[WHAT IS REQUIRED]: Transcribe the entries that follow exactly as they appear, minus pictures.

Entries with chart source code:
——————————

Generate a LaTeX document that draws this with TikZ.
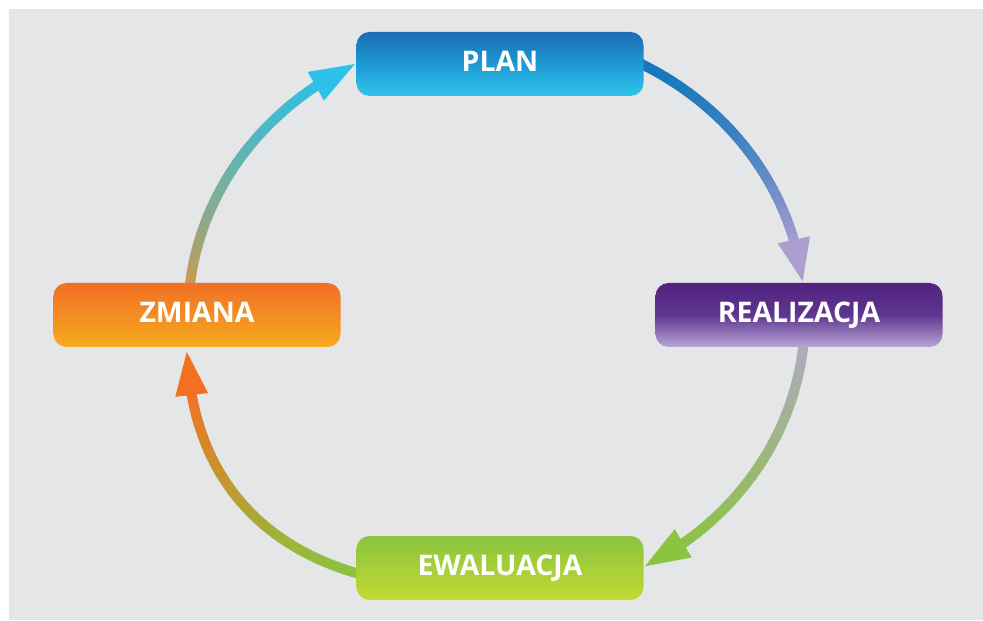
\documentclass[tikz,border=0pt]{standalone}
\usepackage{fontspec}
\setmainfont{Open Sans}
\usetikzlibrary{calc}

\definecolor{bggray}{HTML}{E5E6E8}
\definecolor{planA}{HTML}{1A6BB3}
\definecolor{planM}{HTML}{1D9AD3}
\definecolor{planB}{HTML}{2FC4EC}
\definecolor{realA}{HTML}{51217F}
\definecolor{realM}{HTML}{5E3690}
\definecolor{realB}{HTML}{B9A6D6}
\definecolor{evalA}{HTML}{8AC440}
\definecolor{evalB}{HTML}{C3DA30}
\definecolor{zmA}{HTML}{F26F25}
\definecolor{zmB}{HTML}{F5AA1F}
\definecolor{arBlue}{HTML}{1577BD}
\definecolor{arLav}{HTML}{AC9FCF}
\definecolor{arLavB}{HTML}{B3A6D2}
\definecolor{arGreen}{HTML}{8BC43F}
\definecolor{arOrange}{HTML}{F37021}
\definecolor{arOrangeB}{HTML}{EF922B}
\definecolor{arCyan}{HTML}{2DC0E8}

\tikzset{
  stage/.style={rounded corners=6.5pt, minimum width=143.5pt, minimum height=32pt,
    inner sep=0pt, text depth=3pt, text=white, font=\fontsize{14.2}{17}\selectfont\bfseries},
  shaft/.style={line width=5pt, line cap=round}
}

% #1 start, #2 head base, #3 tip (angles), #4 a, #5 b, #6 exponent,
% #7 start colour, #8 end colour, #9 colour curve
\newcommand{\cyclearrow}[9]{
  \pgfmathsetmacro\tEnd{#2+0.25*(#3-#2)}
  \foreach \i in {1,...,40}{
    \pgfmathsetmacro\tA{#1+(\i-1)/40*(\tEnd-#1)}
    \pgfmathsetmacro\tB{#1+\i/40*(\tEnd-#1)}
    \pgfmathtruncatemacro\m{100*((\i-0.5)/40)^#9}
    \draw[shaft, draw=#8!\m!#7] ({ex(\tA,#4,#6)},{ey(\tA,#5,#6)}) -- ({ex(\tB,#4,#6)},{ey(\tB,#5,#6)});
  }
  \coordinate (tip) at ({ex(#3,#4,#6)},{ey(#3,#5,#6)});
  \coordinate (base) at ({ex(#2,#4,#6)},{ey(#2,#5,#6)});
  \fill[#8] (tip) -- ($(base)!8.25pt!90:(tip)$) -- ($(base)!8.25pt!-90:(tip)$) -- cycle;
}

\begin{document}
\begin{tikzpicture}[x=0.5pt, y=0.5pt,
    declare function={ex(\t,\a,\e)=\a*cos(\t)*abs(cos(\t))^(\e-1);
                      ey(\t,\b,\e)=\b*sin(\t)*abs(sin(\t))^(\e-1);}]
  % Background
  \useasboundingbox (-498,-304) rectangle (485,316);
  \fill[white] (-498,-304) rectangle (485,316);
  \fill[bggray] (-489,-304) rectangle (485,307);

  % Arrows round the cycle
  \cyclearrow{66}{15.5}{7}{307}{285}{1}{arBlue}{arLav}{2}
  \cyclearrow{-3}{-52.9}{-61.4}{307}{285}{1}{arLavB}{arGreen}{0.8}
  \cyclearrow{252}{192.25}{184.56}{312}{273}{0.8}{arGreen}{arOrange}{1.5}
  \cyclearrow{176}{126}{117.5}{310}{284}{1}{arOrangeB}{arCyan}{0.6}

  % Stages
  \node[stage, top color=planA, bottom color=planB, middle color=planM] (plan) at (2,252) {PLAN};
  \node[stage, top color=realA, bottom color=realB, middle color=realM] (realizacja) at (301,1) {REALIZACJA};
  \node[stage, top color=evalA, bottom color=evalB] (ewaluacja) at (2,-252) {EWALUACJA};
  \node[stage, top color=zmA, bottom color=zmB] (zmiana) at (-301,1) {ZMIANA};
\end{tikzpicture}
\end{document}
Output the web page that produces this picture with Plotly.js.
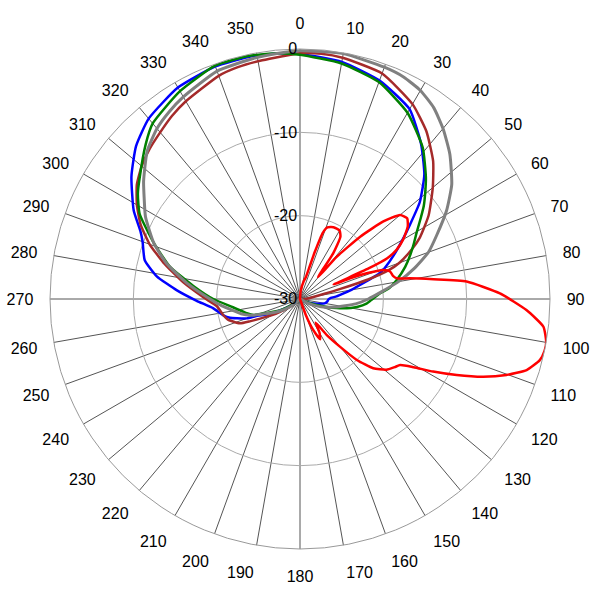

——————————

[PROBLEM SOLUTION]:
Generate a LaTeX document that draws this with TikZ.
\documentclass[tikz,border=0pt]{standalone}
\usepackage{fontspec}
\setmainfont{Open Sans}
\usetikzlibrary{calc}

\definecolor{bggray}{HTML}{E5E6E8}
\definecolor{planA}{HTML}{1A6BB3}
\definecolor{planM}{HTML}{1D9AD3}
\definecolor{planB}{HTML}{2FC4EC}
\definecolor{realA}{HTML}{51217F}
\definecolor{realM}{HTML}{5E3690}
\definecolor{realB}{HTML}{B9A6D6}
\definecolor{evalA}{HTML}{8AC440}
\definecolor{evalB}{HTML}{C3DA30}
\definecolor{zmA}{HTML}{F26F25}
\definecolor{zmB}{HTML}{F5AA1F}
\definecolor{arBlue}{HTML}{1577BD}
\definecolor{arLav}{HTML}{AC9FCF}
\definecolor{arLavB}{HTML}{B3A6D2}
\definecolor{arGreen}{HTML}{8BC43F}
\definecolor{arOrange}{HTML}{F37021}
\definecolor{arOrangeB}{HTML}{EF922B}
\definecolor{arCyan}{HTML}{2DC0E8}

\tikzset{
  stage/.style={rounded corners=6.5pt, minimum width=143.5pt, minimum height=32pt,
    inner sep=0pt, text depth=3pt, text=white, font=\fontsize{14.2}{17}\selectfont\bfseries},
  shaft/.style={line width=5pt, line cap=round}
}

% #1 start, #2 head base, #3 tip (angles), #4 a, #5 b, #6 exponent,
% #7 start colour, #8 end colour, #9 colour curve
\newcommand{\cyclearrow}[9]{
  \pgfmathsetmacro\tEnd{#2+0.25*(#3-#2)}
  \foreach \i in {1,...,40}{
    \pgfmathsetmacro\tA{#1+(\i-1)/40*(\tEnd-#1)}
    \pgfmathsetmacro\tB{#1+\i/40*(\tEnd-#1)}
    \pgfmathtruncatemacro\m{100*((\i-0.5)/40)^#9}
    \draw[shaft, draw=#8!\m!#7] ({ex(\tA,#4,#6)},{ey(\tA,#5,#6)}) -- ({ex(\tB,#4,#6)},{ey(\tB,#5,#6)});
  }
  \coordinate (tip) at ({ex(#3,#4,#6)},{ey(#3,#5,#6)});
  \coordinate (base) at ({ex(#2,#4,#6)},{ey(#2,#5,#6)});
  \fill[#8] (tip) -- ($(base)!8.25pt!90:(tip)$) -- ($(base)!8.25pt!-90:(tip)$) -- cycle;
}

\begin{document}
\begin{tikzpicture}[x=0.5pt, y=0.5pt,
    declare function={ex(\t,\a,\e)=\a*cos(\t)*abs(cos(\t))^(\e-1);
                      ey(\t,\b,\e)=\b*sin(\t)*abs(sin(\t))^(\e-1);}]
  % Background
  \useasboundingbox (-498,-304) rectangle (485,316);
  \fill[white] (-498,-304) rectangle (485,316);
  \fill[bggray] (-489,-304) rectangle (485,307);

  % Arrows round the cycle
  \cyclearrow{66}{15.5}{7}{307}{285}{1}{arBlue}{arLav}{2}
  \cyclearrow{-3}{-52.9}{-61.4}{307}{285}{1}{arLavB}{arGreen}{0.8}
  \cyclearrow{252}{192.25}{184.56}{312}{273}{0.8}{arGreen}{arOrange}{1.5}
  \cyclearrow{176}{126}{117.5}{310}{284}{1}{arOrangeB}{arCyan}{0.6}

  % Stages
  \node[stage, top color=planA, bottom color=planB, middle color=planM] (plan) at (2,252) {PLAN};
  \node[stage, top color=realA, bottom color=realB, middle color=realM] (realizacja) at (301,1) {REALIZACJA};
  \node[stage, top color=evalA, bottom color=evalB] (ewaluacja) at (2,-252) {EWALUACJA};
  \node[stage, top color=zmA, bottom color=zmB] (zmiana) at (-301,1) {ZMIANA};
\end{tikzpicture}
\end{document}
Output the web page that produces this picture with Plotly.js.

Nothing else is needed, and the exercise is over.